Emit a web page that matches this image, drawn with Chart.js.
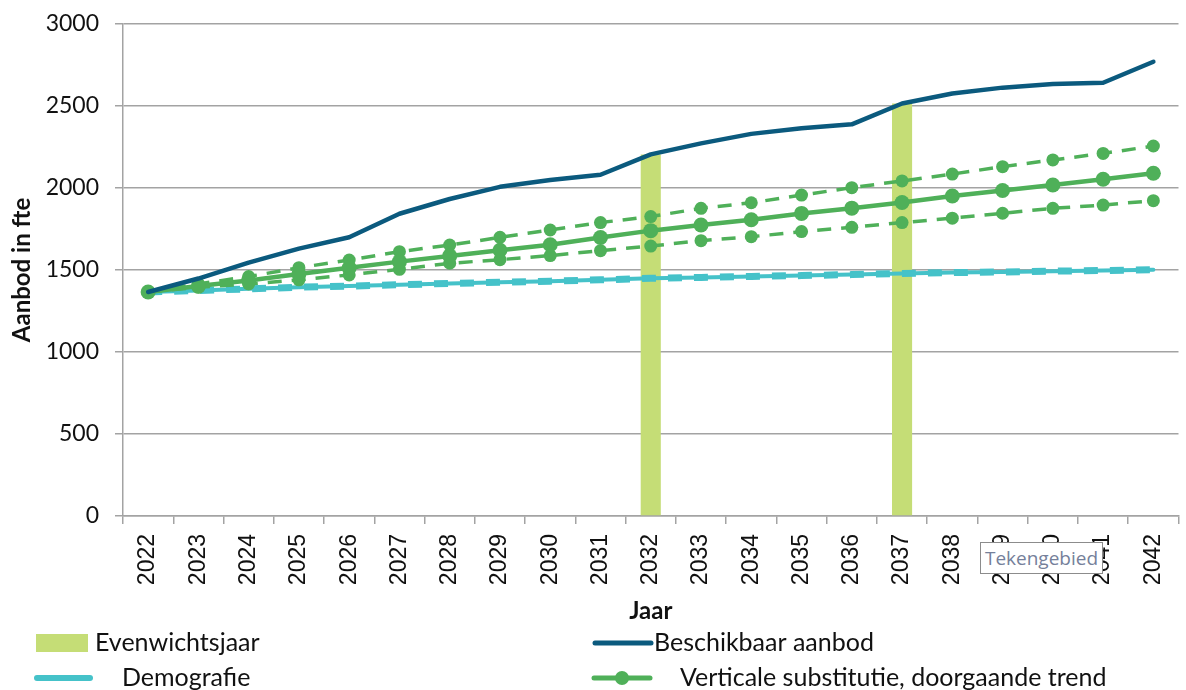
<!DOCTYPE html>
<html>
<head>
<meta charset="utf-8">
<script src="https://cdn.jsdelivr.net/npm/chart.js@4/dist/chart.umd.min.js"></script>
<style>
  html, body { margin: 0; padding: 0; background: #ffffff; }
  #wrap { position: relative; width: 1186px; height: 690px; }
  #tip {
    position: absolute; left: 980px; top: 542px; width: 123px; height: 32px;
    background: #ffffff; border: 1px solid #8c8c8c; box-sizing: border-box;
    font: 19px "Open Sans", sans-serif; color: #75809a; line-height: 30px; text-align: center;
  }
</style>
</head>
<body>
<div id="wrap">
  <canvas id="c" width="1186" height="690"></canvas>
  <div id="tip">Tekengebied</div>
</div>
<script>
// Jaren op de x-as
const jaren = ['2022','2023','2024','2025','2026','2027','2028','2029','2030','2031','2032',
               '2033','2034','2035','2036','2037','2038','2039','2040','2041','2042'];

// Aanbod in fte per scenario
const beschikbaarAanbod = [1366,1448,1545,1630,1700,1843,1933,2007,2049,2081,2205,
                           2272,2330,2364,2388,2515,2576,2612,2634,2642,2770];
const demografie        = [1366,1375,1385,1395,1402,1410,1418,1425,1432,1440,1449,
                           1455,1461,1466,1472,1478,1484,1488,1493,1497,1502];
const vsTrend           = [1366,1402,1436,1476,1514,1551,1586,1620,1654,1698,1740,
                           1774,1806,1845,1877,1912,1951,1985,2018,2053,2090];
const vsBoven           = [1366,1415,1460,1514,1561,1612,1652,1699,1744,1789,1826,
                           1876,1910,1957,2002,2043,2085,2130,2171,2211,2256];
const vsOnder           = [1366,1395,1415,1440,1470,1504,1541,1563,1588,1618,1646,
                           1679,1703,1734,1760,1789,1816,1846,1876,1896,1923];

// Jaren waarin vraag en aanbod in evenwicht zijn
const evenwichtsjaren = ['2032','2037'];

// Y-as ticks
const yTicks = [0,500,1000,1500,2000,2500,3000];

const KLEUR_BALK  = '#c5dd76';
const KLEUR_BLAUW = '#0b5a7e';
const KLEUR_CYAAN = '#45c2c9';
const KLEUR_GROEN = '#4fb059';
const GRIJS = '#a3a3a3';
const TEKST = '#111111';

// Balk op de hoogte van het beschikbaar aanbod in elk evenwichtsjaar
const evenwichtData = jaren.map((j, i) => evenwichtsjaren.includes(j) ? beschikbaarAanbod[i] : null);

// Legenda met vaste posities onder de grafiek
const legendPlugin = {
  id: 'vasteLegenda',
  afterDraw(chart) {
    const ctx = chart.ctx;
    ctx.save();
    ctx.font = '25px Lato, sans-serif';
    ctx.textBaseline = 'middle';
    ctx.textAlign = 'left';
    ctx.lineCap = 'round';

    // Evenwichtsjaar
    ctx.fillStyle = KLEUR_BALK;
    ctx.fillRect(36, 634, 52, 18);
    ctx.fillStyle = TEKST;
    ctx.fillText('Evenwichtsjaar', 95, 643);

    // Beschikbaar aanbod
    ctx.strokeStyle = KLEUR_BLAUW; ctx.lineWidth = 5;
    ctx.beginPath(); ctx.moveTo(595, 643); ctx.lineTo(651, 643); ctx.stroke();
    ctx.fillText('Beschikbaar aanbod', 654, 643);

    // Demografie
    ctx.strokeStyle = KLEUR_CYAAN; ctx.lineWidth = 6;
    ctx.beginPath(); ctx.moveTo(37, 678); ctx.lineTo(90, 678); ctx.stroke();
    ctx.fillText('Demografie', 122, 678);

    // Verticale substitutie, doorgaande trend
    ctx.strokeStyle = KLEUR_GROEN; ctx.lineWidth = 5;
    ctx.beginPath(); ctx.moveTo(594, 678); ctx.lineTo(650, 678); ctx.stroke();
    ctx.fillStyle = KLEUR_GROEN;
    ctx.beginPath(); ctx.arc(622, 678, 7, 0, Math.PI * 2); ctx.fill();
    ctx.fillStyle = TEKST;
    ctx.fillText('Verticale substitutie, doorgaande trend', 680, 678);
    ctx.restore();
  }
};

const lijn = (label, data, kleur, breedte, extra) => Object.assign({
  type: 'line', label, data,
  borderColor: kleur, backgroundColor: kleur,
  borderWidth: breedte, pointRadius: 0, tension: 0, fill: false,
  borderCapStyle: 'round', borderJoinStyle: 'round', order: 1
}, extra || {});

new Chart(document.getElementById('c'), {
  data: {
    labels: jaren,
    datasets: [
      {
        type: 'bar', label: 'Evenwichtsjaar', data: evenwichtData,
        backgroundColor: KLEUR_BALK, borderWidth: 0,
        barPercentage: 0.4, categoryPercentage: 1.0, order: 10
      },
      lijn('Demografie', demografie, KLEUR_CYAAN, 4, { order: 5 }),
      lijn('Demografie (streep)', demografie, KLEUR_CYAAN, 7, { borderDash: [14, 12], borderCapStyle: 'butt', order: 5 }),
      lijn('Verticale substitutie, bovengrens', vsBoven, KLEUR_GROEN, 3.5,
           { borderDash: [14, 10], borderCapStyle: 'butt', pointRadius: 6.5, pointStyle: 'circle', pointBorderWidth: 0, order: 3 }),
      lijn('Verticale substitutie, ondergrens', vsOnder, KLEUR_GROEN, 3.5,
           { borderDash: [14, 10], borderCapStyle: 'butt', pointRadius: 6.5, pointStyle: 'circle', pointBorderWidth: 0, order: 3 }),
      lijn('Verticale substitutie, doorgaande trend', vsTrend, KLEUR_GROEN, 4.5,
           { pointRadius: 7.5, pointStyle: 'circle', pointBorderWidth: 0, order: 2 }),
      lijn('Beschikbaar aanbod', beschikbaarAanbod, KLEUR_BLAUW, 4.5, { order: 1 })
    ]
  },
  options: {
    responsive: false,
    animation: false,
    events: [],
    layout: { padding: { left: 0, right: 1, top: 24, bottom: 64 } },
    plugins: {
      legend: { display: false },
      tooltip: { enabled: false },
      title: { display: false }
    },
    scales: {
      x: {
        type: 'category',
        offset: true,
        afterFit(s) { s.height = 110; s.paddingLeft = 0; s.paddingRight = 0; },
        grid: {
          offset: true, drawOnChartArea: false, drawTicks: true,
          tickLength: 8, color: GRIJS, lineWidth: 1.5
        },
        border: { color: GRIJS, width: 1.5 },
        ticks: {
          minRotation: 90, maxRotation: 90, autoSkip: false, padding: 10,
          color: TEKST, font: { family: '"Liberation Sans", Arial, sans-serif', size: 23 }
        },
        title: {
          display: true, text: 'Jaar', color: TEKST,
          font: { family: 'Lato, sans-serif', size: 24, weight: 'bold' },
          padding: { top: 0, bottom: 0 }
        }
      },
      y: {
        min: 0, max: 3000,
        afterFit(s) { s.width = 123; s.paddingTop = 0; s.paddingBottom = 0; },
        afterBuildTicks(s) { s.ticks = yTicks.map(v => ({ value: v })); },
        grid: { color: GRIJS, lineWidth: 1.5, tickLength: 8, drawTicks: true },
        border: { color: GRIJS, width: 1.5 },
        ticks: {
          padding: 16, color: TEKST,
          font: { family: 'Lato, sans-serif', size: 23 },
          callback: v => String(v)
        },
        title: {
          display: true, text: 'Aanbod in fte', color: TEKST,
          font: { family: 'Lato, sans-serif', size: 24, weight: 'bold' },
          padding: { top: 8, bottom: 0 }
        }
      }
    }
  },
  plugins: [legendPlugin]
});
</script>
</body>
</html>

===

* **WHAT TO PRODUCE**: Only the lines from the start of the material through the line containing "const TEKST = '#111111';" should be transcribed. Pictures stay out.

* **SOLUTION**:
Emit a web page that matches this image, drawn with Chart.js.
<!DOCTYPE html>
<html>
<head>
<meta charset="utf-8">
<script src="https://cdn.jsdelivr.net/npm/chart.js@4/dist/chart.umd.min.js"></script>
<style>
  html, body { margin: 0; padding: 0; background: #ffffff; }
  #wrap { position: relative; width: 1186px; height: 690px; }
  #tip {
    position: absolute; left: 980px; top: 542px; width: 123px; height: 32px;
    background: #ffffff; border: 1px solid #8c8c8c; box-sizing: border-box;
    font: 19px "Open Sans", sans-serif; color: #75809a; line-height: 30px; text-align: center;
  }
</style>
</head>
<body>
<div id="wrap">
  <canvas id="c" width="1186" height="690"></canvas>
  <div id="tip">Tekengebied</div>
</div>
<script>
// Jaren op de x-as
const jaren = ['2022','2023','2024','2025','2026','2027','2028','2029','2030','2031','2032',
               '2033','2034','2035','2036','2037','2038','2039','2040','2041','2042'];

// Aanbod in fte per scenario
const beschikbaarAanbod = [1366,1448,1545,1630,1700,1843,1933,2007,2049,2081,2205,
                           2272,2330,2364,2388,2515,2576,2612,2634,2642,2770];
const demografie        = [1366,1375,1385,1395,1402,1410,1418,1425,1432,1440,1449,
                           1455,1461,1466,1472,1478,1484,1488,1493,1497,1502];
const vsTrend           = [1366,1402,1436,1476,1514,1551,1586,1620,1654,1698,1740,
                           1774,1806,1845,1877,1912,1951,1985,2018,2053,2090];
const vsBoven           = [1366,1415,1460,1514,1561,1612,1652,1699,1744,1789,1826,
                           1876,1910,1957,2002,2043,2085,2130,2171,2211,2256];
const vsOnder           = [1366,1395,1415,1440,1470,1504,1541,1563,1588,1618,1646,
                           1679,1703,1734,1760,1789,1816,1846,1876,1896,1923];

// Jaren waarin vraag en aanbod in evenwicht zijn
const evenwichtsjaren = ['2032','2037'];

// Y-as ticks
const yTicks = [0,500,1000,1500,2000,2500,3000];

const KLEUR_BALK  = '#c5dd76';
const KLEUR_BLAUW = '#0b5a7e';
const KLEUR_CYAAN = '#45c2c9';
const KLEUR_GROEN = '#4fb059';
const GRIJS = '#a3a3a3';
const TEKST = '#111111';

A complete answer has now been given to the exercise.